Still, the idea of using imaginative science to drive fiction can be exploited to help guide the future by helping people envision new possibilities. Write enough about interstellar travel, and sooner or later, you're going to inspire someone to build a functioning space craft. The Chinese government has invested in science fiction for this specific reason—to inspire engineers. Even the Obama administration had a strategy for using sci-fi as a foresight tool.

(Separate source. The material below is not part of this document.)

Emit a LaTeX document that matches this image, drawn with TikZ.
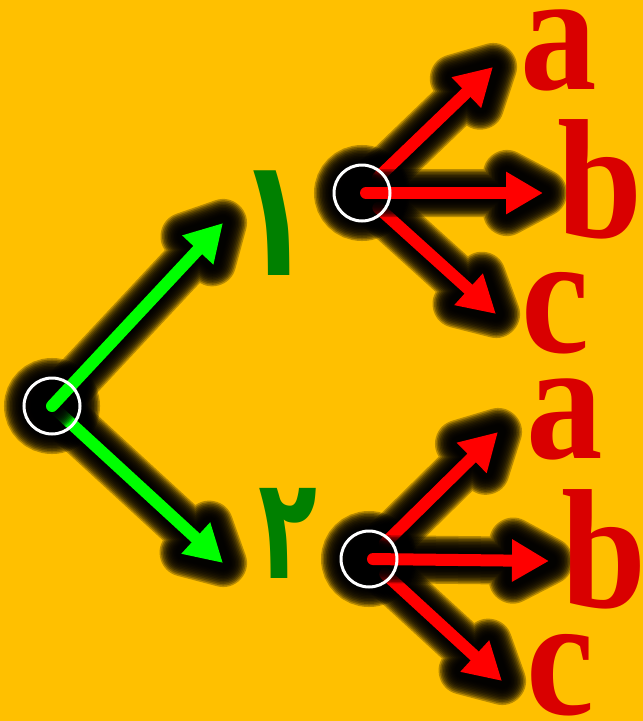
\documentclass[tikz,border=0pt]{standalone}
\usepackage{fontspec}
\setmainfont{Liberation Serif}
\newfontfamily\arabicfont[Script=Arabic]{DejaVu Sans}
\usetikzlibrary{arrows.meta,calc}
\definecolor{bgorange}{HTML}{FFC000}
\definecolor{letterred}{HTML}{D90000}
\definecolor{digitgreen}{HTML}{008000}
\definecolor{arrowgreen}{HTML}{00FF00}
\pgfdeclarelayer{back}
\pgfsetlayers{back,main}
\newcommand{\nar}[1]{\scalebox{.9}[1]{#1}}
\newcommand{\glowline}[2]{%
  \foreach \w in {48,45,...,14}
    \draw[black,draw opacity=.28,line width=\w pt,line cap=round,line join=round]
      (#1) -- (#2)
      ($(#2)!36pt!(#1)!19pt!90:(#2)$) -- (#2) -- ($(#2)!36pt!(#1)!19pt!-90:(#2)$) -- cycle;}
\newcommand{\glowring}[1]{%
  \foreach \w in {40,37,...,6}
    \draw[black,draw opacity=.28,line width=\w pt] (#1.center) circle (28pt);}

\begin{document}
\begin{tikzpicture}[x=1pt,y=-1pt,
  ring/.style={circle,draw=white,line width=3pt,minimum size=56pt,inner sep=0pt},
  lbl/.style={text=letterred,font=\fontsize{170}{170}\selectfont\bfseries,inner sep=0pt,anchor=base,text depth=0pt,text height=78pt},
  tall/.style={text height=114pt},
  digit/.style={text=digitgreen,inner sep=0pt,anchor=base,text depth=0pt},
  arr/.style={line width=12pt,line cap=round,-{Triangle[length=37pt,width=40pt]}}]
\useasboundingbox (0,0) rectangle (643,721);
\node[ring] (root) at (52,406) {};
\node[ring] (top) at (362,193) {};
\node[ring] (bot) at (369,559) {};
\node[digit,text height=106pt,font=\arabicfont\bfseries\fontsize{165}{165}\selectfont] (one) at (274,275) {\scalebox{.75}[1]{١}};
\node[digit,text height=94pt,font=\arabicfont\bfseries\fontsize{142}{142}\selectfont] (two) at (288,578) {\scalebox{.68}[1]{٢}};
\node[lbl] (ta) at (559,89) {\nar{a}};
\node[lbl,tall] (tb) at (600,237) {\nar{b}};
\node[lbl] (tc) at (555,352) {\nar{c}};
\node[lbl] (ba) at (565,458) {\nar{a}};
\node[lbl,tall] (bb) at (604,607) {\nar{b}};
\node[lbl] (bc) at (560,714) {\nar{c}};
\coordinate (g1) at (223,223);
\coordinate (g2) at (223,563);
\coordinate (ta tip) at (493,67);
\coordinate (tb tip) at (543,193);
\coordinate (tc tip) at (496,314);
\coordinate (ba tip) at (498,432);
\coordinate (bb tip) at (549,561);
\coordinate (bc tip) at (502,681);
\begin{pgfonlayer}{back}
\fill[bgorange] (0,0) rectangle (643,721);
\glowring{root}
\glowline{root.center}{g2}
\draw[arr,arrowgreen,shorten <=6pt] (root.center) -- (g2);
\glowline{root.center}{g1}
\draw[arr,arrowgreen] (root.center) -- (g1);
\glowring{top}
\glowline{top.center}{ta tip}
\draw[arr,red,shorten <=22pt] (top.center) -- (ta tip);
\glowline{top.center}{tc tip}
\draw[arr,red,shorten <=22pt] (top.center) -- (tc tip);
\glowline{top.center}{tb tip}
\draw[arr,red,shorten <=4pt] (top.center) -- (tb tip);
\glowring{bot}
\glowline{bot.center}{ba tip}
\draw[arr,red,shorten <=22pt] (bot.center) -- (ba tip);
\glowline{bot.center}{bc tip}
\draw[arr,red,shorten <=22pt] (bot.center) -- (bc tip);
\glowline{bot.center}{bb tip}
\draw[arr,red,shorten <=4pt] (bot.center) -- (bb tip);
\end{pgfonlayer}
\end{tikzpicture}
\end{document}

You might call this "applied science fiction" — stories specifically designed to expound upon existing scientific concepts in order to shape the future. Over at Medium, writer and lawyer Kevin Bankston has rounded up a brief history of this sci-fi-as-foresight ideas, focusing mostly on themed contest. He looks at fiction submission calls to "imagine the future of X," as well as the trend of "design fiction" anthologies that use stories to crowdsource ideas around specific policies or problems.

Bankston touched on the topic in a piece for Slate back in 2017, too:

Great dystopian works like The Handmaid's Tale and 1984, in the words of one defender of dystopian fiction, can serve as self-defeating prophecies helping us to recognize and prevent the dark worlds they depict. Put another way, The Handmaid's Tale actually is an instruction manual, meant to teach us what we must fight to avoid. But hope can't live on dystopia alone. It requires positive visions, too.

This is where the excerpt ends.